Su auténtica obra maestra, junto con la anterior es la iglesia de Sant'Ivo della Sapienza, también en Roma, empezada a construir en 1643, aunque los proyectos datan de 1632. La complicada planta y estructura de esta construcción inigualable ha motivado que de ella se hagan múltiples lecturas e interpretaciones, siendo una de las más recientes la que propone el profesor Juan Antonio Ramírez, para quien Sant'Ivo debe ser entendida como un «palimpsesto semántico», en el sentido de que la historia de su edificación, durante los pontificados de tres papas sucesivos (Urbano VIII Barberini, Inocencio X Pamphili y Alejandro VII Chigi), motivaría la presencia superpuesta de una riquísima decoración simbólica, la cual, junto al complejo significado de la planta, de la cúpula y, sobre todo, de la extraña linterna que termina en un remate espiraliforme, hacen de todo el programa borrominesco para Sant'Ivo una auténtica «utopía semántica» del barroco romano.

También debemos mencionar, entre sus otras obras principales, el Oratorio de San Felipe Neri, de fachada levemente curvada, en el más exacto ajustamiento a los principios del arquitecto; el altar Filomarino, única de sus obras importantes que se halla fuera de Roma, concretamente en Nápoles; Santa Maria dei Sette Dolori; Sant'Agnese en la Piazza Navona, triste y doloroso ejemplo de la incomprensión y rechazo que sufriría Borromini por gran parte de sus contemporáneos; el Colegio de Propaganda Fide, con la singular traza de la bóveda de la capilla; Sant'Andrea delle Fratte; San Giovanni in Oleo, además de algunos proyectos, en parte realizados y en parte no, para villas y palacios.

Nadie como Borromini (si exceptuamos la efímera y frustrada aportación de Giacomo del Duca) iba a comprender tan clarividentemente las imprevisibles consecuencias que se hallaban latentes en los revolucionarios  hallazgos de Miguel Ángel, contenidos sobre todo en sus últimos trabajos: la capilla Sforza de Santa María la Mayor y la Porta Pia.

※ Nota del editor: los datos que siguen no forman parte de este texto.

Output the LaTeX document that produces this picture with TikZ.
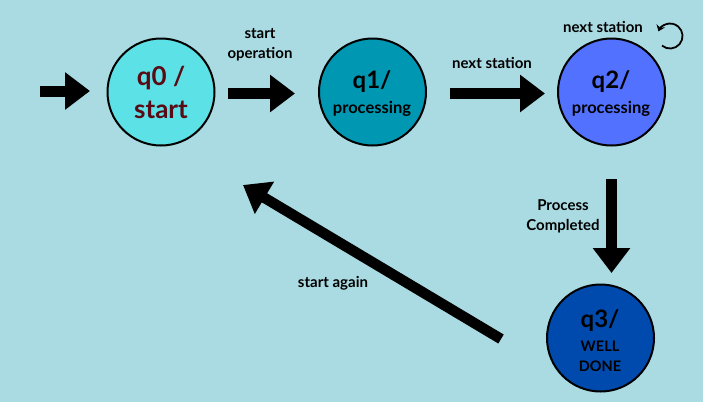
\documentclass[tikz,border=0pt]{standalone}
\usepackage{fontspec}
\setmainfont{Lato}
\usetikzlibrary{arrows.meta}
\definecolor{bg}{RGB}{170,219,226}
\definecolor{cq0}{RGB}{92,225,230}
\definecolor{cq1}{RGB}{0,151,178}
\definecolor{cq2}{RGB}{82,113,255}
\definecolor{cq3}{RGB}{0,74,173}
\definecolor{maroon}{RGB}{90,10,20}
\begin{document}
\begin{tikzpicture}[x=1pt,y=-1pt,
  state/.style={circle, draw=black, line width=2pt, minimum size=107pt, inner sep=0pt},
  big/.style={font=\bfseries\fontsize{24}{24}\selectfont, inner sep=0pt},
  small/.style={font=\bfseries\fontsize{16.5}{16.5}\selectfont, inner sep=0pt},
  lbl/.style={font=\bfseries\fontsize{15}{20}\selectfont, align=center, inner sep=0pt},
  blk/.style={line width=11pt, -{Triangle[width=36pt,length=25pt]}},
  loopar/.style={line width=1.8pt, -{Stealth[length=6pt,width=9pt]}}]
\fill[bg] (0,0) rectangle (703,402);
\useasboundingbox (0,0) rectangle (703,402);

% states
\node[state, fill=cq0] (q0) at (161,92) {};
\node[state, fill=cq1] (q1) at (372.5,92) {};
\node[state, fill=cq2] (q2) at (611.5,92) {};
\node[state, fill=cq3] (q3) at (600.5,338) {};

% state texts
\node[big, text=maroon, font=\bfseries\fontsize{26}{26}\selectfont] (q0a) at (161,78) {q0 /};
\node[big, text=maroon, font=\bfseries\fontsize{26}{26}\selectfont] (q0b) at (161,110) {start};
\node[big] (q1a) at (372,82) {q1/};
\node[small] (q1b) at (372,109) {processing};
\node[big] (q2a) at (611,82) {q2/};
\node[small] (q2b) at (611,109) {processing};
\node[big] (q3a) at (600,321) {q3/};
\node[small, font=\bfseries\fontsize{14.5}{14.5}\selectfont] (q3b) at (600,346) {WELL};
\node[small, font=\bfseries\fontsize{14.5}{14.5}\selectfont] (q3c) at (600,366) {DONE};

% arrow end points
\coordinate (in0) at (40,91);
\coordinate (in1) at (90,91);
\coordinate (a01s) at (228,93.5);
\coordinate (a01e) at (295,93.5);
\coordinate (a12s) at (450,93.5);
\coordinate (a12e) at (545,93.5);
\coordinate (a23s) at (611.5,179);
\coordinate (a23e) at (611.5,273);
\coordinate (a30s) at (501,339);
\coordinate (a30e) at (243,185);
\coordinate (ls) at (662,45.6);

\draw[blk] (in0) -- (in1);
\draw[blk] (a01s) -- (a01e);
\draw[blk] (a12s) -- (a12e);
\draw[blk] (a23s) -- (a23e);
\draw[blk, line width=10.5pt] (a30s) -- (a30e);
\draw[loopar] (ls) arc[start angle=130, end angle=-158, radius=12.5];

% labels
\node[lbl] (l01) at (260,45) {start\\operation};
\node[lbl] (l12) at (492,63) {next station};
\node[lbl] (l22) at (603,27) {next station};
\node[lbl] (l23) at (563,216) {Process\\Completed};
\node[lbl] (l30) at (333,283) {start again};
\end{tikzpicture}
\end{document}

Frente a quienes han querido ver en Borromini un creador desordenado, desprovisto de reglas y ajeno a las aportaciones de la antigüedad, lo cierto es que su arte se sustenta en tres pilares básicos, que funcionan como líneas directrices, debido a su alta autoridad: de una parte, la ya expresada devoción, derivada de un detallado análisis y estudio, por las creaciones de Buonarroti, adquiriendo de él sobre todo los principios fundamentales del trazado, los cuales, una vez asimilados, eran empleados con absoluta libertad a los propios fines de nuestro artista; de otra parte, su respeto y admiración por el arte de construir de los antiguos, como lo demuestra su celoso interés por aquellos elementos tradicionalmente considerados como marginales respecto a los que eran, sin sombra de duda, conceptuados como clásicos; por último, la autoridad de la Naturaleza misma, en el buen  entendimiento de que para su justa comprensión ha de ser identificada con el reino de la matemática, como indicaba Galileo y como lo manifiestan las elaboradas plantas de sus creaciones más sublimes, las cuales fueron concebidas a partir, rigurosamente, de figuras geométricas como círculos y triángulos.

Paradójicamente, su influencia fue muy escasa y, a excepción de las alucinantes estructuras de Guarino Guarini (el cual, con todo, patentiza en su arte una «potencia imaginativa controlada», al decir de Blunt), los arquitectos del último tercio del siglo XVII y durante el siglo XVIII desconfiaron de él, por heterodoxo de las formas, aun cuando muchos no tuvieron ningún reparo en plagiar algunas de sus invenciones, tanto estructurales como decorativas. En la actualidad, en cambio, se le estudia con insistencia y con pasión, recordándonos su maravillosa obra, en palabras de Anthony Blunt, «la lucha que hay entre la energía de la imaginación y el control de la razón», conscientes como somos de que de «la lucha entre estos polos contrarios habrá de lograrse una enriquecedora síntesis».